Tarpon can be found feeding in shallow saltwater and brackish environments. These giant predators prefer inshore, nearshore, and backcountry waters but strongly prefer to feed on the shallow flats. Tarpon migrate throughout the year to find food and chase warm tropical waters. The most well-known place to target tarpon is in Florida, especially the Florida Keys, where they are known to patrol the flats, canals, and bays.

Tarpon On The Flats

From Isolated atolls in the middle of the Pacific Ocean to Key West, all the way back to the Seychelles, Intertidal Flats ecosystems are some of the most beautiful and dynamic aquatic habitats on the planet. This holds especially true for the Florida Key’s seagrass flats that have such a special meaning to me. Aquatic plants help keep the water on the flats crystal clear while providing shelter for all kinds of marine life including snails, shrimp, crabs, turtles, stingrays, and manatees.

Flats are found in the vicinity of mainland or barrier island coastlines across the world. These aquatic environments are characterized by very shallow water and are highly sensitive to tides. Often during low tides, they drain entirely and be left fully exposed. Flats have low oxygen levels because the water is extremely shallow and is easily heated by the sun. This means that the organisms that live there must be able to tolerate the extreme environment. For this reason, most fish species only visit the flats to feed before retreating to deeper, more oxygen-rich, water.

How To Catch Tarpon?

The best place to target tarpon is when they are more visible in shallow waters like the flats. These large predators can easily be targeted in shallow water by sight casting. Anglers fishing for tarpon on the flats have two options for sight casting. The first option is to use traditional tackle while throwing artificial or live bait. For the ultimate challenge, fly fishing for tarpon is an incredibly rewarding experience.

Fishing For Tarpon

When targeting tarpon with a traditional rod and reel, strong tackle is highly recommended. These fish are powerful and can straighten a hook or break the line is things are setup properly. When using natural bait, mullet, pinfish, crabs, and shrimp, are a great option. When throwing artificial baits, anything that imitates the previously mentioned prey is a good call but be sure to bring a variety of options. Tarpon are notoriously picky and if they aren't biting, mixing up the color, presentation, or action can help you be successful.

Fly Fishing For Tarpon

First and foremost, tarpon require a heavyweight fly rod and disc drag reel. Without these crucial pieces of tackle catching a tarpon will be nearly impossible. A 12 weight fly rod is standard for tarpon but depending on conditions and preference you may want to go lighter or heavier.

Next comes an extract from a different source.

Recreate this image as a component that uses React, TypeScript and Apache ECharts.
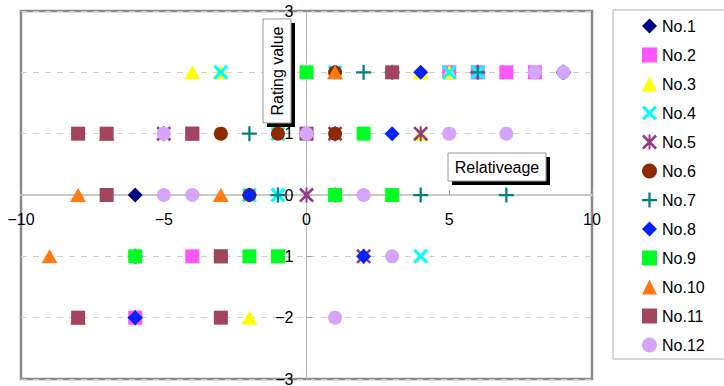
import React, { useEffect, useRef } from "react";
import * as echarts from "echarts";

const seriesNames = ["No.1", "No.2", "No.3", "No.4", "No.5", "No.6", "No.7", "No.8", "No.9", "No.10", "No.11", "No.12"];

const no1 = [[-6, 0]];
const no2 = [[5, 2], [6, 2], [7, 2], [8, 2], [-4, 1], [-4, -1], [-6, -2]];
const no3 = [[-4, 2], [-3, 2], [4, 2], [5, 2], [4, 1], [-2, -2]];
const no4 = [[-3, 2], [1, 2], [5, 2], [6, 2], [-1, 1], [-2, 0], [-1, 0], [4, -1]];
const no5 = [[-5, 1], [1, 1], [4, 1], [0, 0], [1, 0], [2, -1]];
const no6 = [[1, 2], [-3, 1], [-1, 1], [1, 1], [-2, 0]];
const no7 = [[2, 2], [3, 2], [6, 2], [9, 2], [-2, 1], [-1, 0], [4, 0], [7, 0], [-6, -1], [-6, -2]];
const no8 = [[4, 2], [3, 1], [-2, 0], [2, -1], [-6, -2]];
const no9 = [[0, 2], [2, 1], [1, 0], [3, 0], [-6, -1], [-3, -1], [-2, -1], [-1, -1]];
const no10 = [[1, 2], [-7, 1], [-8, 0], [-3, 0], [-9, -1], [-8, -2]];
const no11 = [[3, 2], [-8, 1], [-7, 1], [-4, 1], [0, 1], [-7, 0], [-3, -1], [-8, -2], [-3, -2]];
const no12 = [[8, 2], [9, 2], [-5, 1], [0, 1], [5, 1], [7, 1], [-5, 0], [-4, 0], [2, 0], [3, -1], [1, -2]];

const seriesData = [no1, no2, no3, no4, no5, no6, no7, no8, no9, no10, no11, no12];

const xTicks = { min: -10, max: 10, interval: 5 };
const yTicks = { min: -3, max: 3, interval: 1 };

const SYM_X = "path://M0,3L3,0L10,7L17,0L20,3L13,10L20,17L17,20L10,13L3,20L0,17L7,10Z";
const SYM_AST =
  "path://M0,2.5L2.5,0L10,7.5L17.5,0L20,2.5L12.5,10L20,17.5L17.5,20L10,12.5L2.5,20L0,17.5L7.5,10Z M8.7,0L11.3,0L11.3,20L8.7,20Z";
const SYM_PLUS =
  "path://M8.5,0L11.5,0L11.5,8.5L20,8.5L20,11.5L11.5,11.5L11.5,20L8.5,20L8.5,11.5L0,11.5L0,8.5L8.5,8.5Z";

const colors = ["#000080", "#FF55FF", "#FFFF00", "#00FFFF", "#933A85", "#8E2A00", "#008080", "#0022FF", "#00FF22", "#FF7A12", "#A3445F", "#D4A5FA"];
const symbols = ["diamond", "rect", "triangle", SYM_X, SYM_AST, "circle", SYM_PLUS, "diamond", "rect", "triangle", "rect", "circle"];
const sizes: any[] = [15, 14, [16, 14], 15, 15, 14, 15, 15, 14, [16, 14], 14, 14];

const FONT = "'Liberation Sans', Arial, sans-serif";
const fmt = (v: number) => String(v).replace("-", "\u2212");

const W = 724;
const H = 386;
const G = { left: 21, right: 132, top: 11, bottom: 7 };

export default function App() {
  const ref = useRef<HTMLDivElement>(null);
  useEffect(() => {
    const chart = echarts.init(ref.current!, null, { renderer: "svg" });
    const plotW = W - G.left - G.right;
    const plotH = H - G.top - G.bottom;
    // Move axes onto the zero lines (ranges are symmetric around zero)
    const xOffset = -plotH * ((0 - yTicks.min) / (yTicks.max - yTicks.min));
    const yOffset = -plotW * ((0 - xTicks.min) / (xTicks.max - xTicks.min));
    const option: any = {
      animation: false,
      backgroundColor: "#ffffff",
      grid: {
        left: G.left,
        right: G.right,
        top: G.top,
        bottom: G.bottom,
        containLabel: false,
        outerBoundsMode: "none",
        show: true,
        borderColor: "#8a8a8a",
        borderWidth: 2.5,
        backgroundColor: "transparent",
      },
      legend: {
        orient: "vertical",
        left: 613,
        top: 10,
        padding: [8, 30, 6, 29],
        itemGap: 13,
        itemWidth: 15,
        itemHeight: 15,
        borderColor: "#b0b0b0",
        borderWidth: 1,
        backgroundColor: "#fff",
        textStyle: { fontFamily: FONT, fontSize: 16, color: "#000" },
        data: seriesNames,
      },
      xAxis: {
        type: "value",
        position: "bottom",
        offset: xOffset,
        min: xTicks.min,
        max: xTicks.max,
        interval: xTicks.interval,
        axisLine: { onZero: false, lineStyle: { color: "#c8c8c8", width: 2 } },
        axisTick: { show: true, inside: true, length: 5, lineStyle: { color: "#999" } },
        axisLabel: { formatter: fmt, color: "#000", fontFamily: FONT, fontSize: 16, margin: 16 },
        splitLine: { show: false },
      },
      yAxis: {
        type: "value",
        position: "left",
        offset: yOffset,
        min: yTicks.min,
        max: yTicks.max,
        interval: yTicks.interval,
        axisLine: { onZero: false, lineStyle: { color: "#bbbbbb", width: 1 } },
        axisTick: { show: true, inside: true, length: 5, lineStyle: { color: "#999" } },
        axisLabel: { formatter: fmt, color: "#000", fontFamily: FONT, fontSize: 16, margin: 13 },
        splitLine: { show: true, lineStyle: { color: "#cfcfcf", type: [6, 6], width: 1 } },
      },
      graphic: [
        { type: "rect", shape: { x: 267, y: 23, width: 28, height: 104 }, style: { fill: "#000" }, z: 100 },
        { type: "rect", shape: { x: 263, y: 19, width: 28, height: 104 }, style: { fill: "#fff", stroke: "#999", lineWidth: 1 }, z: 101 },
        {
          type: "text",
          x: 277,
          y: 71,
          rotation: Math.PI / 2,
          z: 102,
          style: { text: "Rating value", fontFamily: FONT, fontSize: 16, fill: "#000", align: "center", verticalAlign: "middle" },
        },
        { type: "rect", shape: { x: 452, y: 157, width: 98, height: 28 }, style: { fill: "#000" }, z: 100 },
        { type: "rect", shape: { x: 448, y: 153, width: 98, height: 28 }, style: { fill: "#fff", stroke: "#999", lineWidth: 1 }, z: 101 },
        {
          type: "text",
          x: 497,
          y: 167,
          z: 102,
          style: { text: "Relativeage", fontFamily: FONT, fontSize: 16, fill: "#000", align: "center", verticalAlign: "middle" },
        },
      ],
      series: seriesNames.map((name, i) => ({
        name,
        type: "scatter",
        data: seriesData[i],
        symbol: symbols[i],
        symbolSize: sizes[i],
        itemStyle: { color: colors[i], opacity: 1 },
        emphasis: { disabled: true },
      })),
    };
    chart.setOption(option);
    return () => chart.dispose();
  }, []);
  return <div ref={ref} style={{ position: "absolute", left: 0, top: 0, width: W, height: H }} />;
}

When it comes to selecting flies to target tarpon, crab imitations tend to be the most popular. If there is a run of bait fish or shrimp in the area, flies resembling these other food sources are a better choice. When fishing in clear conditions with plenty of light, natural colors like shades of brown with high visibility accent colors provide a better presentation. When fishing in low light conditions switching to darker shades of purple or blue offer better visibility.

Tips for Catching Tarpon

Tarpon are easily spooked by loud noises, such as loud boat motors, so using an electric motor or poling is recommended. “Bowing to the king” is no joke, as tarpon are tenacious fighters. When they jump, it is vital to quickly lower the tip of your rod. This will help to keep your line from breaking against the tarpon.

If you can, hiring an experienced guide can be extremely helpful. They will be able to assist you in both catching and landing a beautiful tarpon. A guide will be able to advise you on when to apply pressure or relax the line and whether to chase the fish or hold the position.

When is The Best Time to Catch Tarpon?

Tarpon feed at dawn and dusk, making the best time to fish for them early in the morning and late in the afternoon. Within the United States, they can be found on the Gulf Coast from May to July and April through June on the Atlantic Coast. Outside of the country in Mexico and Costa Rica, the tarpon fishing is great throughout the year.